We honor important milestones with celebrations that acknowledge achievement and accomplishment. Birthdays, weddings, anniversaries, graduations, promotions and award ceremonies are all examples of honouring progress and success.
Yet its life’s disappointments, often unnoticed, that have the greatest potential to sabotage the future. If we are honest, it’s the painful disappointments that generate repetitive thought patterns that most deserve our attention. Perhaps it would be easier to overcome painful disappointments if there was someone cheering us on at the finish line. Isn’t overcoming a setback worthy of popping a cork or cutting a large cake?
Finding honourable closure is the practice and persistent effort to overcome setbacks and disappointment.
What needs attention
Situations requiring honourable closure include events that …

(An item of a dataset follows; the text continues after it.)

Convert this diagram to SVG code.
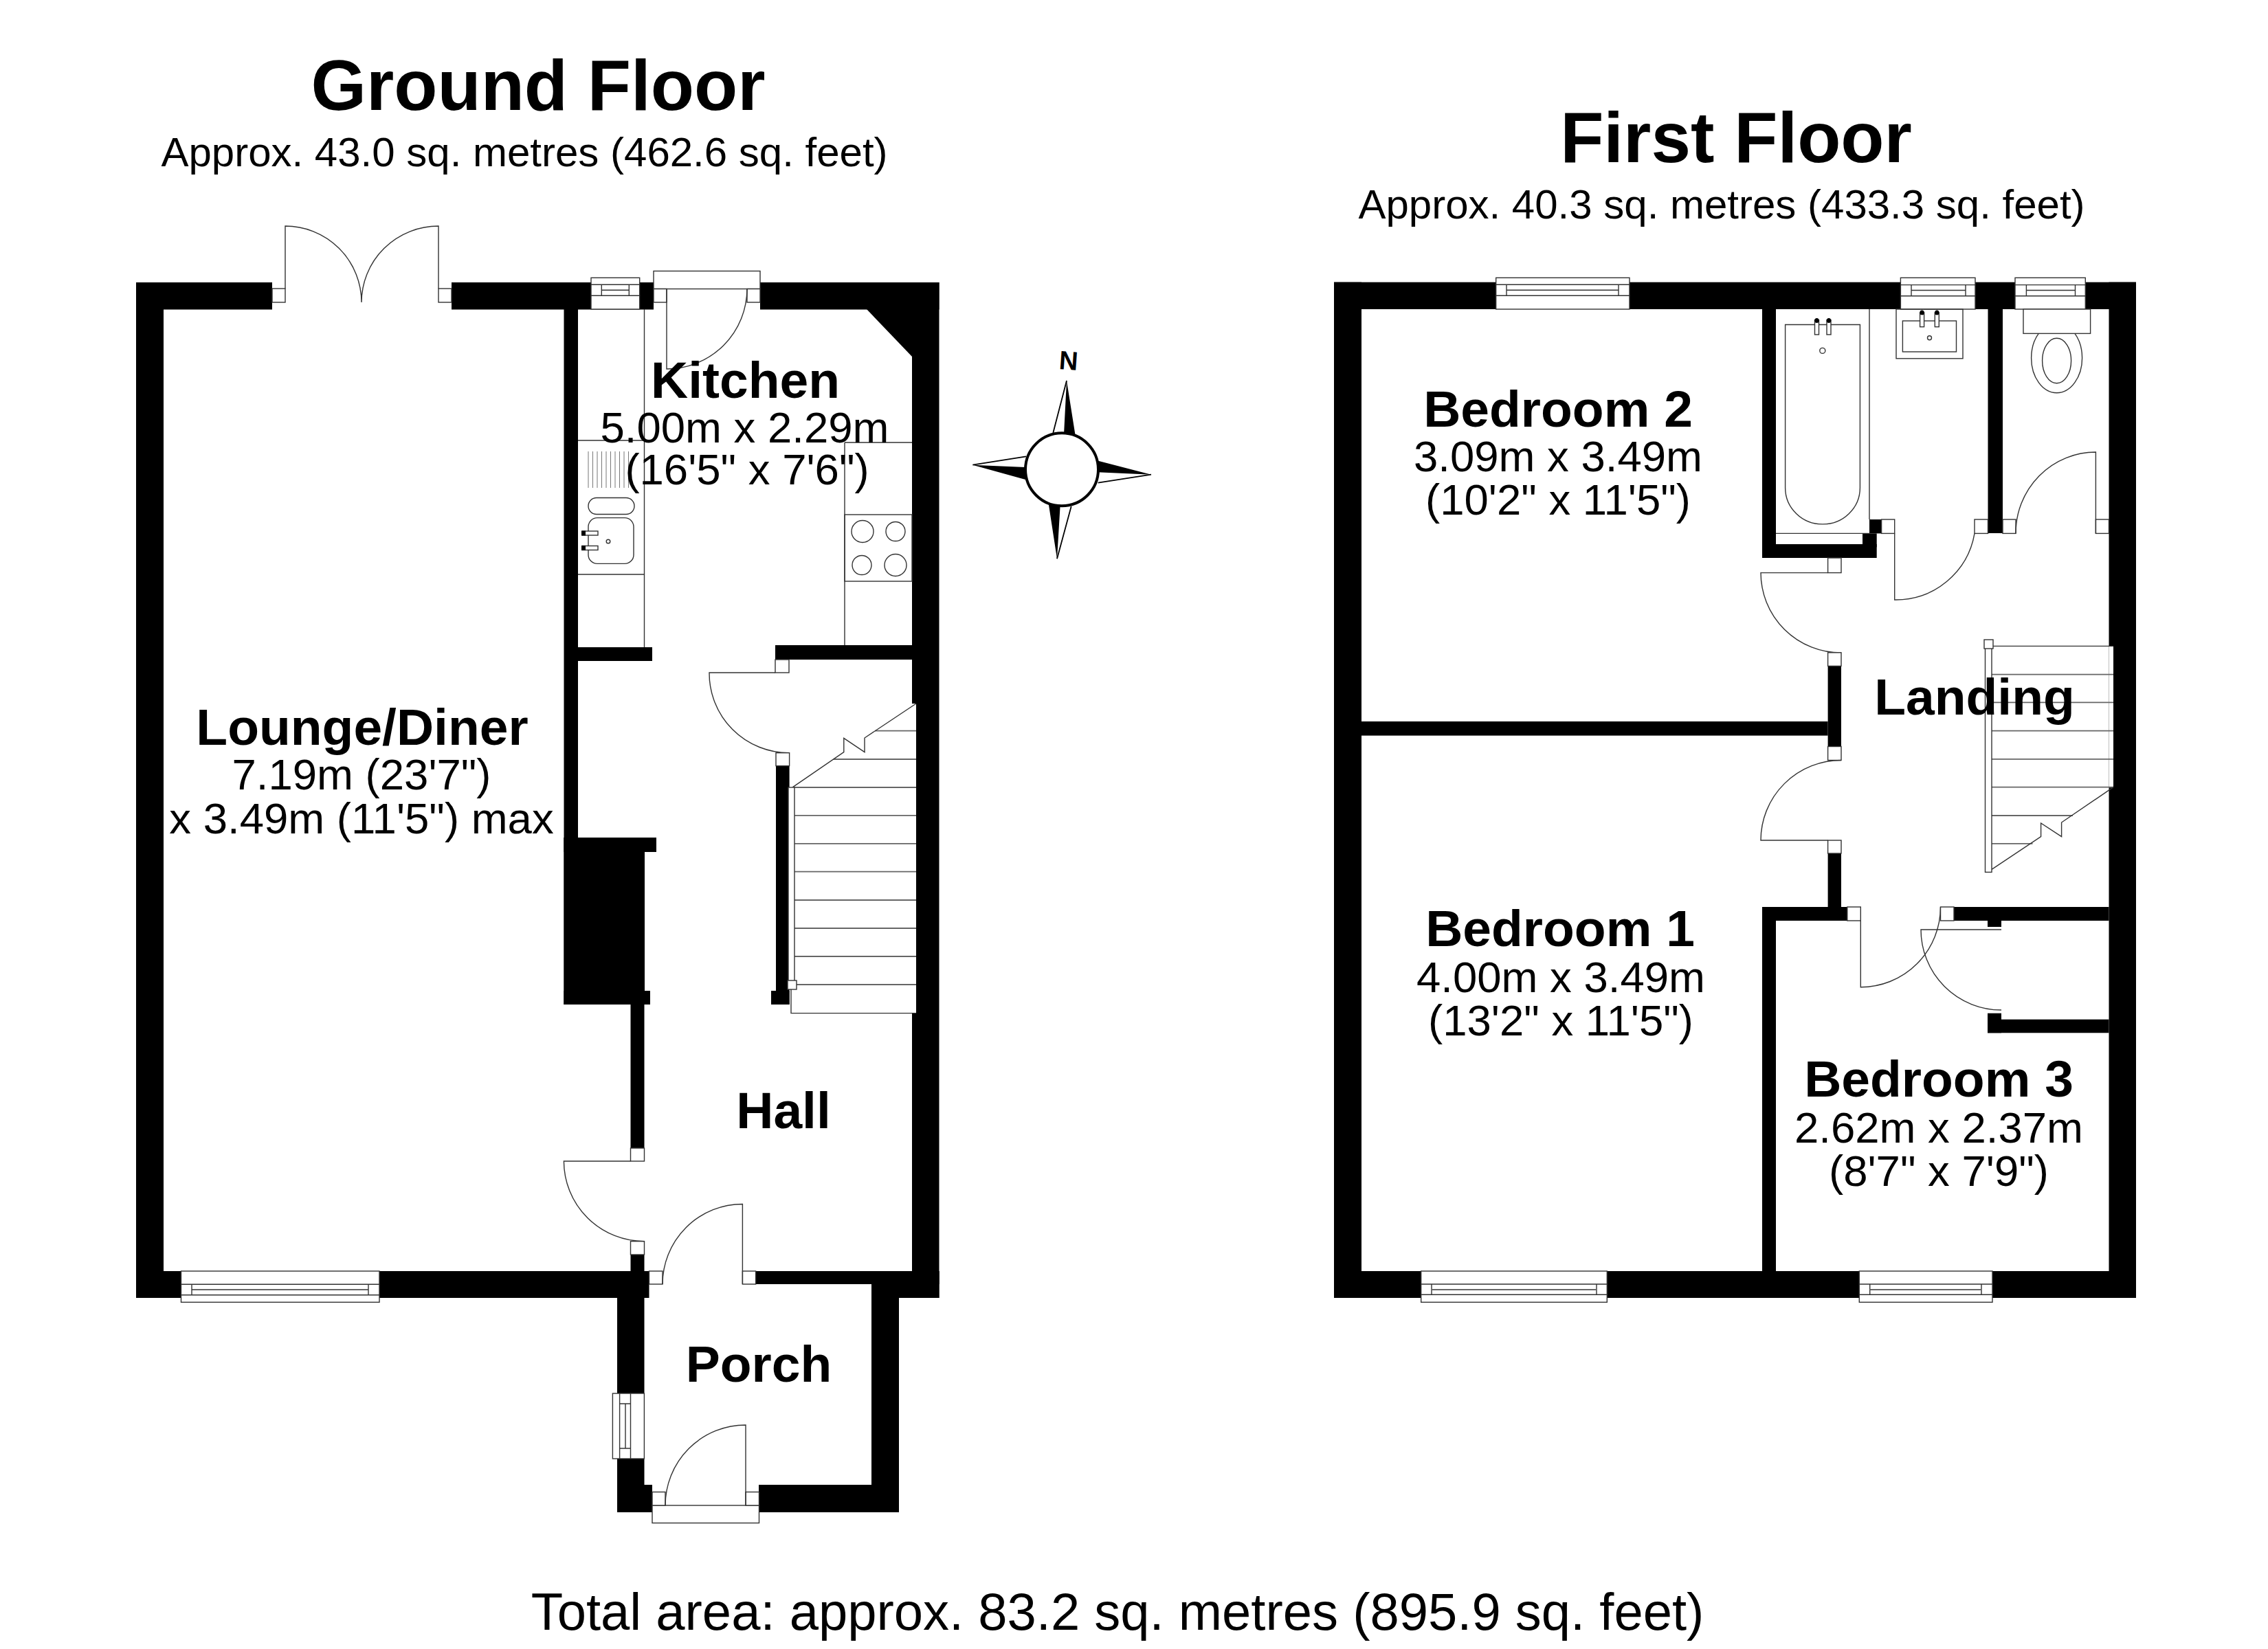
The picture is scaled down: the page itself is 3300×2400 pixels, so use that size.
<svg xmlns="http://www.w3.org/2000/svg" width="3300" height="2400" viewBox="0 0 3300 2400">
<style>
text{font-family:"Liberation Sans",Arial,sans-serif;fill:#000;text-anchor:middle}
.t{font-size:103.500px;font-weight:700}
.s{font-size:60px}
.b{font-size:75px;font-weight:700}
.d{font-size:63.500px}
.w{fill:#000;stroke:none}
.l{fill:none;stroke:#333;stroke-width:1.4}
.j{fill:#fff;stroke:#333;stroke-width:1.4}
.g{fill:none;stroke:#666;stroke-width:1.8}
.h{fill:none;stroke:#777;stroke-width:1}
.c{fill:#000;stroke:none}
</style>
<rect width="3300" height="2400" fill="#fff"/>
<g id="ground-floor">
<g id="ground-walls">
<rect class="w" x="198" y="411" width="198" height="39.500"/>
<rect class="w" x="657" y="411" width="294" height="39.500"/>
<rect class="w" x="1106" y="411" width="260.500" height="39.500"/>
<rect class="w" x="198" y="411" width="40" height="1478"/>
<rect class="w" x="1327" y="411" width="39.500" height="1478"/>
<polygon class="w" points="1261,450 1327,450 1327,519"/>
<rect class="w" x="198" y="1850" width="746.500" height="39"/>
<rect class="w" x="1099.600" y="1850" width="267" height="19"/>
<rect class="w" x="1268" y="1850" width="98.500" height="39"/>
<rect class="w" x="820.500" y="450" width="20.500" height="1012"/>
<rect class="w" x="841" y="942" width="108" height="20"/>
<rect class="w" x="1128" y="939" width="199" height="21"/>
<rect class="w" x="820.500" y="1219" width="134.500" height="21"/>
<rect class="w" x="820.500" y="1219" width="117.500" height="243"/>
<rect class="w" x="820.500" y="1442" width="125.500" height="20"/>
<rect class="w" x="917.500" y="1462" width="20" height="209"/>
<rect class="w" x="917.500" y="1826" width="20" height="24"/>
<rect class="w" x="1129" y="1115" width="19.600" height="347"/>
<rect class="w" x="1122" y="1442" width="26.600" height="20"/>
<rect class="w" x="898" y="1889" width="39.500" height="312"/>
<rect class="w" x="898" y="2161" width="51" height="40"/>
<rect class="w" x="1104" y="2161" width="204" height="40"/>
<rect class="w" x="1268" y="1869" width="40" height="332"/>
<rect fill="#fff" x="1327" y="1024" width="6" height="451"/>
</g>
<g id="lounge-doors-windows">
<rect class="j" x="396" y="420" width="19" height="20"/>
<rect class="j" x="638" y="420" width="19" height="20"/>
<path class="l" d="M415 420V329A111 111 0 0 1 526 440M638 420V329A112 111 0 0 0 526 440"/>
<g id="lounge-window">
<rect class="j" x="263.500" y="1850" width="288.500" height="45.300"/>
<path class="l" d="M264 1869.300H552M264 1884.700H552M279 1869.300V1884.700M536 1869.300V1884.700M279 1877H536"/>
</g>
</g>
<g id="kitchen-fixtures">
<rect class="j" x="860" y="404.300" width="70.700" height="45.700"/>
<path class="l" d="M860 414.300H930.700M860 430.300H930.700M875.300 414.300V430.300M915.300 414.300V430.300M875.300 422.300H915.300"/>
<rect class="j" x="951" y="394.500" width="155" height="26"/>
<rect class="j" x="951" y="420.500" width="19" height="19.500"/>
<rect class="j" x="1087" y="420.500" width="19" height="19.500"/>
<path class="l" d="M970 420.500V537A117 117 0 0 0 1087 420.500"/>
<path class="l" d="M937.500 450V942M841 641H937.500M841 836H937.500M1229 644V939M1229 644H1327"/>
<path class="h" d="M856 657V710M862.500 657V710M869 657V710M875.500 657V710M882 657V710M888.500 657V710M895 657V710M901.500 657V710M908 657V710M914.500 657V710"/>
<rect class="l" x="856" y="724.500" width="67" height="24" rx="12"/>
<rect class="l" x="856" y="753.600" width="66" height="66.800" rx="13"/>
<rect class="j" x="847" y="773" width="23" height="6"/>
<rect class="j" x="847" y="794.500" width="23" height="6"/>
<rect class="c" x="846" y="772.500" width="6" height="7"/>
<rect class="c" x="846" y="794" width="6" height="7"/>
<circle class="l" cx="885" cy="788" r="2.800"/>
<rect class="l" x="1229" y="749" width="98" height="97"/>
<circle class="l" cx="1255" cy="773.500" r="16"/>
<circle class="l" cx="1303" cy="773.500" r="14"/>
<circle class="l" cx="1254" cy="822.500" r="14"/>
<circle class="l" cx="1303" cy="822.500" r="16"/>
</g>
<g id="hall-fixtures">
<rect class="j" x="1128" y="960" width="20" height="19"/>
<path class="l" d="M1128 979H1032A116 116 0 0 0 1148 1095.700"/>
<rect class="j" x="1129" y="1095.700" width="19.600" height="19"/>
<path class="l" d="M1151 1440V1474.600H1333"/>
<path class="g" d="M1156 1186.800H1333M1156 1227.900H1333M1156 1268.600H1333M1156 1310H1333M1156 1351H1333M1156 1392H1333M1156 1433H1333M1153.500 1146H1333M1212.600 1105H1333M1273 1063.600H1333"/>
<path class="l" d="M1153.500 1145.700L1227.800 1094.600V1074.300L1258 1094.600V1074L1333 1024"/>
<rect class="j" x="1147" y="1146" width="9" height="282"/>
<rect class="j" x="1146" y="1427" width="13" height="13"/>
<rect class="j" x="917.500" y="1671" width="20" height="19"/>
<rect class="j" x="917.500" y="1806.600" width="20" height="19.400"/>
<path class="l" d="M917.500 1690H820.400A117 117 0 0 0 937.500 1806.600"/>
<rect class="j" x="944.500" y="1850" width="19.500" height="19"/>
<rect class="j" x="1080.400" y="1850" width="19.200" height="19"/>
<path class="l" d="M1080.400 1869V1752.500A116.500 116.500 0 0 0 964 1869"/>
</g>
<g id="porch-fixtures">
<rect class="j" x="891.400" y="2028" width="46" height="95"/>
<path class="l" d="M901.600 2028V2123M917.500 2028V2123M901.600 2043H917.500M901.600 2108H917.500M910 2043V2108"/>
<rect class="j" x="949" y="2191" width="155.500" height="25.600"/>
<rect class="j" x="949" y="2171.500" width="19" height="19.500"/>
<rect class="j" x="1085" y="2171.500" width="19.500" height="19.500"/>
<path class="l" d="M1085 2191V2074A117 117 0 0 0 968 2191"/>
</g>
</g>
<g id="first-floor">
<g id="first-walls">
<rect class="w" x="1941" y="410.700" width="1167" height="39.300"/>
<rect class="w" x="1941" y="410.700" width="40" height="1478.300"/>
<rect class="w" x="3068.500" y="410.700" width="39.500" height="1478.300"/>
<rect class="w" x="1941" y="1850" width="1167" height="39"/>
<rect fill="#fff" x="3068.500" y="940.400" width="6.500" height="205.300"/>
<rect class="w" x="2564" y="450" width="20" height="362"/>
<rect class="w" x="2564" y="792" width="166.700" height="20"/>
<rect class="w" x="2710" y="776.400" width="20.700" height="20"/>
<rect class="w" x="2720" y="756" width="17.600" height="20.400"/>
<rect class="w" x="2892.500" y="450" width="21.500" height="326"/>
<rect class="w" x="2659.600" y="950" width="19.400" height="156.500"/>
<rect class="w" x="2659.600" y="1223" width="19.400" height="97"/>
<rect class="w" x="1981" y="1050" width="678.600" height="20.600"/>
<rect class="w" x="2564" y="1320" width="124" height="20"/>
<rect class="w" x="2564" y="1320" width="20" height="530"/>
<rect class="w" x="2843" y="1320" width="225.500" height="20"/>
<rect class="w" x="2892" y="1340" width="20" height="9"/>
<rect class="w" x="2892" y="1474.700" width="20" height="28.600"/>
<rect class="w" x="2892" y="1483.700" width="176.500" height="19.600"/>
</g>
<g id="first-windows">
<g id="bedroom2-window">
<rect class="j" x="2176.700" y="404.300" width="194.300" height="45.700"/>
<path class="l" d="M2176.700 414.300H2371M2176.700 430.300H2371M2192 414.300V430.300M2355 414.300V430.300M2192 422.300H2355"/>
</g>
<g id="bathroom-window">
<rect class="j" x="2765.400" y="404.300" width="108.600" height="45.700"/>
<path class="l" d="M2765.400 414.600H2874M2765.400 430.700H2874M2781 414.600V430.700M2860 414.600V430.700M2781 422.500H2860"/>
</g>
<g id="wc-window">
<rect class="j" x="2932" y="404.300" width="102.300" height="45.700"/>
<path class="l" d="M2932 414.600H3034.300M2932 430.700H3034.300M2948.400 414.600V430.700M3019.500 414.600V430.700M2948.400 422.500H3019.500"/>
</g>
<g id="bedroom1-window">
<rect class="j" x="2067.700" y="1850" width="270.600" height="45.300"/>
<path class="l" d="M2067.700 1869H2338.300M2067.700 1884.300H2338.300M2083 1869V1884.300M2323 1869V1884.300"/>
<path class="g" d="M2083 1877H2323"/>
</g>
<g id="bedroom3-window">
<rect class="j" x="2705.300" y="1850" width="193.700" height="45.300"/>
<path class="l" d="M2705.300 1869H2899M2705.300 1884.300H2899M2720.700 1869V1884.300M2883 1869V1884.300"/>
<path class="g" d="M2720.700 1877H2883"/>
</g>
</g>
<g id="bathroom-fixtures">
<path class="l" d="M2584 776.400H2720M2720 450V756"/>
<path class="l" d="M2597.600 472.500V710A54.400 53 0 0 0 2706.400 710V472.500Z"/>
<rect class="j" x="2640.500" y="465.700" width="6" height="21.300"/>
<rect class="j" x="2658" y="465.700" width="6" height="21.300"/>
<ellipse class="c" cx="2643.500" cy="466.500" rx="3.200" ry="3.500"/>
<ellipse class="c" cx="2661" cy="466.500" rx="3.200" ry="3.500"/>
<circle class="l" cx="2651.800" cy="510.400" r="4"/>
<rect class="l" x="2759" y="450" width="97" height="71.800"/>
<rect class="l" x="2768.400" y="467" width="78.100" height="45"/>
<rect class="j" x="2793.600" y="455" width="6" height="20.700"/>
<rect class="j" x="2815.300" y="455" width="6" height="20.700"/>
<ellipse class="c" cx="2796.600" cy="455" rx="3.200" ry="3.500"/>
<ellipse class="c" cx="2818.300" cy="455" rx="3.200" ry="3.500"/>
<circle class="l" cx="2807.500" cy="491.800" r="3"/>
<rect class="j" x="2737.600" y="756" width="19.100" height="20.400"/>
<rect class="j" x="2873" y="756" width="19.500" height="20.400"/>
<path class="l" d="M2756.700 776.400V873A116.300 116.300 0 0 0 2873 776.400"/>
</g>
<g id="wc-fixtures">
<ellipse class="l" cx="2992.600" cy="521" rx="37" ry="50.700"/>
<ellipse class="l" cx="2992.600" cy="525" rx="21" ry="32.700"/>
<rect class="j" x="2944" y="450" width="97.600" height="35.400"/>
<rect class="j" x="2914" y="756" width="19" height="20.400"/>
<rect class="j" x="3049.400" y="756" width="19.100" height="20.400"/>
<path class="l" d="M3049.400 776.400V658A116.400 118 0 0 0 2933 776.400"/>
</g>
<g id="landing-fixtures">
<rect class="j" x="2659.600" y="812" width="19.400" height="21.600"/>
<path class="l" d="M2659.600 833.600H2562A117 116.500 0 0 0 2679 950"/>
<rect class="j" x="2659.600" y="949.800" width="19.400" height="19.600"/>
<rect class="j" x="2659.600" y="1086.500" width="19.400" height="20"/>
<path class="l" d="M2679 1106.500A117 116.500 0 0 0 2562 1223H2659.600"/>
<rect class="j" x="2659.600" y="1223" width="19.400" height="19"/>
<rect class="j" x="2687.800" y="1320" width="19.500" height="20"/>
<path class="l" d="M2707.300 1340V1436.700A116.200 116.700 0 0 0 2823.500 1320"/>
<rect class="j" x="2823.500" y="1320" width="19.500" height="20"/>
<path class="l" d="M2912 1353H2795A117 117 0 0 0 2912 1470"/>
<path class="g" d="M2898 981.600H3075M2898 1022.400H3075M2898 1063.700H3075M2898 1104.900H3075M2898 1145.700H3075M2898 1187H3016M2898 1227.800H2957.500"/>
<path class="l" d="M2898 940.400H3075M2898 1265.300L2969.600 1217.600V1198L2999.600 1217.600V1197L3075 1145.700"/>
<rect class="j" x="2888.500" y="943" width="9.500" height="326.400"/>
<rect class="j" x="2887" y="931" width="13" height="13"/>
</g>
</g>
<g id="compass">
<path class="c" d="M1552 554L1564.700 634L1548 632ZM1415.300 676.700L1492 680L1492 698ZM1675 690.700L1598 670.700L1597 687.300ZM1538 813.300L1526 735L1542.700 735Z"/>
<path fill="none" stroke="#000" stroke-width="1.800" d="M1552 554L1532.300 630M1415.300 676.700L1493 664.300M1675 690.700L1597.700 702.700M1538 813.300L1558.700 737"/>
<circle cx="1545" cy="683.300" r="53" fill="#fff" stroke="#000" stroke-width="4"/>
<text transform="translate(1554 538) rotate(4)" style="font-size:38px;font-weight:700">N</text>
</g>
<g id="labels">
<text class="t" x="783" y="160">Ground Floor</text>
<text class="s" x="763" y="242">Approx. 43.0 sq. metres (462.6 sq. feet)</text>
<text class="t" x="2526" y="236">First Floor</text>
<text class="s" x="2505" y="318">Approx. 40.3 sq. metres (433.3 sq. feet)</text>
<text class="b" x="527" y="1084">Lounge/Diner</text>
<text class="d" x="526" y="1149">7.19m (23'7")</text>
<text class="d" x="526" y="1213">x 3.49m (11'5") max</text>
<text class="b" x="1084.500" y="579">Kitchen</text>
<text class="d" x="1083.500" y="644">5.00m x 2.29m</text>
<text class="d" x="1087" y="705">(16'5" x 7'6")</text>
<text class="b" x="1140" y="1642">Hall</text>
<text class="b" x="1104" y="2011">Porch</text>
<text class="b" x="2873" y="1040">Landing</text>
<text class="b" x="2267" y="621">Bedroom 2</text>
<text class="d" x="2267" y="686">3.09m x 3.49m</text>
<text class="d" x="2267" y="749">(10'2" x 11'5")</text>
<text class="b" x="2270" y="1377">Bedroom 1</text>
<text class="d" x="2271" y="1444">4.00m x 3.49m</text>
<text class="d" x="2271" y="1507">(13'2" x 11'5")</text>
<text class="b" x="2821" y="1596">Bedroom 3</text>
<text class="d" x="2821" y="1663">2.62m x 2.37m</text>
<text class="d" x="2821" y="1726">(8'7" x 7'9")</text>
<text x="1626" y="2372" style="font-size:76px">Total area: approx. 83.2 sq. metres (895.9 sq. feet)</text>
</g>
</svg>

- leave a negative and lasting impression on thoughts, feelings and beliefs
- hi-jack the inner dialogue and fuel the inner critic
- prevent taking risks and daring greatly
- cause harmful consequences with increased intensity over time
Honourable closure is a verb and a noun
It’s more than a desired outcome. It’s about conscious effort to permanently replace the negative inner dialogue. When achieved, it dials down the inner critic allowing positive thinking, improved emotional well-being and risk taking to emerge.
Wishing and hoping
Left unchecked, unresolved pain and disappointment lead to secondary dependencies as the need to escape intensifies. Secondary challenges emerge as “too much of something”, becomes the coping behaviour. The brain’s pleasure centres are triggered, neural pathways deepen and bad habits emerge or even worse, addictive behaviour. It’s a slippery slope between enjoying food, alcohol, gambling, shopping or any pleasurable behaviour and full blow addiction.
Early intervention of pain and disappointment is an antidote to addiction but requires awareness, acknowledgement and courageous action. Singing along to Dusty Springfield’s “Wishing and Hoping” offers temporary distraction but is no substitute for honourable closure. Fluoride can prevent a cavity but can’t heal an impacted tooth. It’s time to begin drilling when negative thoughts, feelings and beliefs begin threatening your potential.
Where to Begin
In the last blog, I introduced the concept of paying attention to patterns: once is a mistake, twice is a coincidence, three times is a pattern. Practice by splashing a little fluoride on the mistakes and coincidences before tackling a root canal. Buoyed with some confidence, you’ll be ready to resolve the repeating disappointing patterns that hi-jack your thoughts, feelings and beliefs. Trust your intuition in deciding where to begin.
1. Explore contribution
The easy part is assigning blame. Identify who is responsible for the disappointing pattern.
a) Have I created the pattern?
b) Has someone else created the pattern?
c) Do I share responsibility for co-creating the pattern?
Unravelling a pattern you’ve independently created is a good place to practice before moving on to those created by others.
2. Define your desired outcome
With good intentions, define a desired outcome that will bring closure to the situation. Be selfish about your needs while accepting others may not share your point of view. The goal is to achieve honourable closure so YOU can stop the self-sabotaging chatter that holds you back.
3. Decide on action(s)
Explore a range of possibilities that will best serve your needs and the situation.
4. Find a helpful lesson
Buried in the most disappointing situations is always a nugget of new wisdom. Honourable closure is always hiding underneath a valuable lesson. The lesson becomes a tool in your tool kit that will be beneficial in the future.
(During the coming months we’ll expand on the possible actions to help strengthen your confidence, capability and overall resilience).
There is an easier path
There is a more direct path to finding honourable closure. Use your “get of jail free” card and skip the messiness of a root canal. Simply ask “What could I do right now, this minute, to permanently let go of the setback or disappointment that plagues me?” Share your ideas so we can pass them along to others looking for the fast track to their greatness.
When we know better we do better
Remind yourself that you can do better in the future (and so can others). We are imperfect human beings and our unique life experiences are aligned to a unique curriculum designed to serve the evolution of our spirit.